Friday, May 16, 2008

Film Friday: I Was a Male War Bride

The Cary Grant parade continues. I recently bought about ten Cary Grant movies, so this isn't going to end any time soon. Meanwhile, I got two more through Netflix I had never seen. Today's offering is I Was a Male War Bride, directed by Howard Hawks and released in 1949, starring Cary Grant and and Ann Sheridan.

Now, three of my favorite words in the English language are Cary + Grant + Drag. As a result, it's a surprise I haven't seen this movie sooner. Grant's Henry is a French officer in Germany (I appreciate the fact that they didn't do anything to make Cary Grant French) and he's got a very flinty relationship with Sheridan's Catherine Gates, a lieutenant in the US Army. After they go on a mission together, they decide they're in love and they get married. The zaniness is amped up a few notches when it feels like the whole world is conspiring to keep the newlyweds apart--permanently, it seems, when Catherine is sent back Stateside.

The movie starts out very strong with Grant and Sheridan playing off each other. I can't tell if he's her worthy adversary, or if she's his. But it seems like she knows just how to play him, and of course, in typical Cary Grant fashion, he knows just how to handle somebody as smart and capable as Catherine. Here's the thing I really appreciate about the screwball comedies--the women are genuinely "sassy" and "spunky" and "intelligent." They don't do stupid shit that a smart woman would never do. Yes, they are reduced to tears occasionally, but women cry for lots of reasons, including anger and frustration. So I don't hold that against them.

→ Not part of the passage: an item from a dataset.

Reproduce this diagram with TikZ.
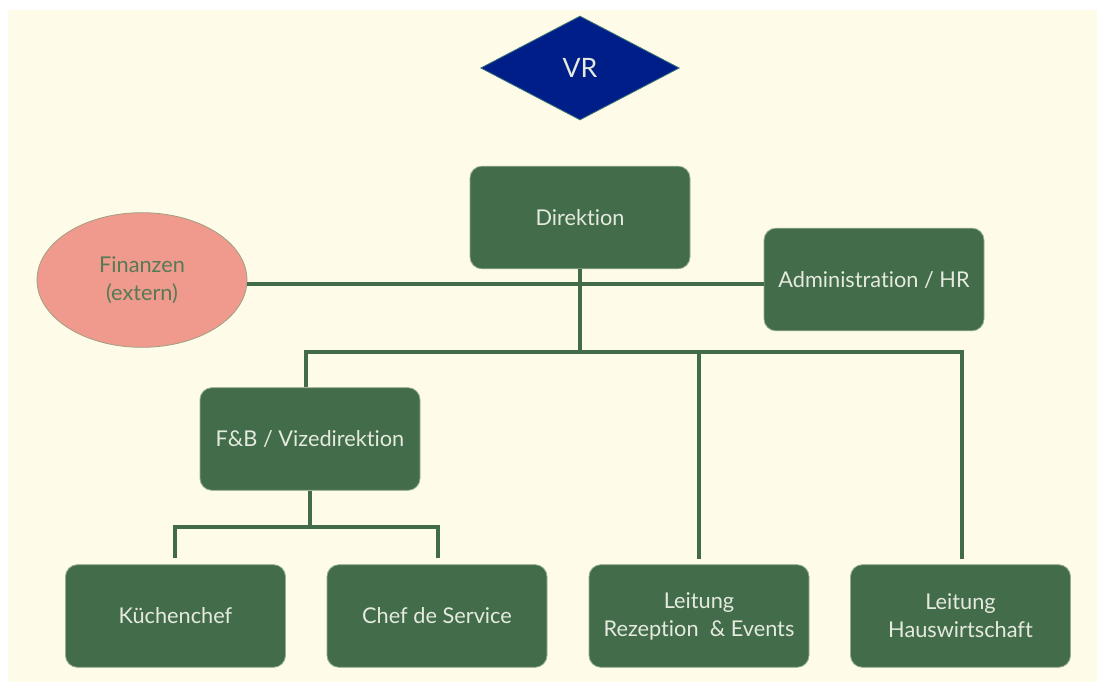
\documentclass[tikz,border=0pt]{standalone}
\usepackage{fontspec}
\setmainfont{Lato}[Ligatures={NoCommon}]
\usetikzlibrary{shapes.geometric,calc}
\definecolor{bg}{RGB}{254,251,233}
\definecolor{boxg}{RGB}{67,108,74}
\definecolor{boxedge}{RGB}{150,175,140}
\definecolor{txt}{RGB}{228,234,222}
\definecolor{vrblue}{RGB}{0,30,135}
\definecolor{vredge}{RGB}{60,120,120}
\definecolor{pinkf}{RGB}{240,154,142}
\definecolor{pinkedge}{RGB}{160,160,130}
\definecolor{pinktxt}{RGB}{85,122,85}
\definecolor{linec}{RGB}{66,107,73}
\tikzset{
  orgbox/.style={draw=boxedge, line width=0.6pt, fill=boxg, rounded corners=9pt,
    minimum width=165pt, minimum height=77pt, text=txt, align=center,
    font=\fontsize{16.3}{21}\selectfont, inner sep=0pt},
  conn/.style={draw=linec, line width=3pt},
}
\begin{document}
\begin{tikzpicture}[x=0.75pt, y=-0.75pt]
\useasboundingbox (0,0) rectangle (1097,682);
\fill[white] (0,0) rectangle (1097,682);
\fill[bg] (8,10) rectangle (1097,682);
% nodes
\node[diamond, draw=vredge, line width=0.6pt, fill=vrblue, minimum width=149pt, minimum height=78pt,
  aspect=1.9, inner sep=0pt, text=txt, font=\fontsize{20}{22}\selectfont] (vr) at (580,68) {VR};
\node[orgbox] (dir) at (580,217.5) {Direktion};
\node[ellipse, draw=pinkedge, line width=0.6pt, fill=pinkf, minimum width=157.5pt, minimum height=101pt,
  inner sep=0pt, text=pinktxt, align=center, font=\fontsize{16.3}{20.5}\selectfont] (fin) at (142,280) {Finanzen\\(extern)};
\node[orgbox] (adm) at (874,279.5) {Administration / HR};
\node[orgbox] (fb) at (310,439) {F\&B / Vizedirektion};
\node[orgbox] (kc) at (175.5,616) {Küchenchef};
\node[orgbox] (cs) at (437,616) {Chef de Service};
\node[orgbox] (lr) at (699,616) {Leitung\\Rezeption\ \ \& Events};
\node[orgbox] (lh) at (960.5,616) {Leitung\\Hauswirtschaft};
% coordinates
\coordinate (hl) at (306,352);
\coordinate (hr) at (962,352);
\coordinate (hm) at (580,352);
\coordinate (fbl) at (175,527);
\coordinate (fbr) at (438,527);
\coordinate (fbm) at (310,527);
% connectors
\draw[conn] (fin.east |- 0,284) -- (adm.west |- 0,284);
\draw[conn] (dir.south) -- (hm);
\draw[conn] (fb.north -| hl) -- (hl) -- (hr) -- ($(lh.north -| hr)+(0,-5)$);
\draw[conn] ($(lr.north)+(0,-5)$) -- (lr.north |- hl);
\draw[conn] (fb.south) -- (fbm);
\draw[conn] ($(kc.north -| fbl)+(0,-6)$) -- (fbl) -- (fbr) -- ($(cs.north -| fbr)+(0,-6)$);
\end{tikzpicture}
\end{document}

Anyway, after all the fun of the first part, they decide to get married. Henry in love isn't too different from Henry out of love, and there's even the occasional threat of violence against her. At one point, he reaches for his hat, and she ducks! Still, I got the sense that if he had crossed that line and hit her, she would have hit him back. Probably would have popped him in the nose. There's minor conflict over getting married, but it gets worked out quickly.

The third act--the one that the title really refers to--is when things start getting uncomfortable for me. It is an endless period of trials and jerks. Their honeymoon is interrupted, she's transferred, she can't sleep in his quarters, they can't sleep in hers. They can't get him a visa to America. They have to declare him a male war bride. But that just makes things more complicated. Ultimately, it began to feel like some sort of existential nightmare. I think it went beyond comedy to some sort of commentary on the futility of...well, existence. Seriously, it may seem like I'm overstating this, but by the time I reached the end of the movie, I was extremely relieved. I wonder of Hawks was trying to convey the increasing sexual frustration, so the end is a climax for the viewer and the characters?

Ultimately, though, I love the movie. It made me laugh out loud more than once, and I think Ann Sheridan is my new hero. Cary Grant was hot as always--and oh yeah, there's all kinds of gay subtext! The only thing I love more than Cary Grant in drag is Cary Grant in drag with the appropriate amount of gay subtext.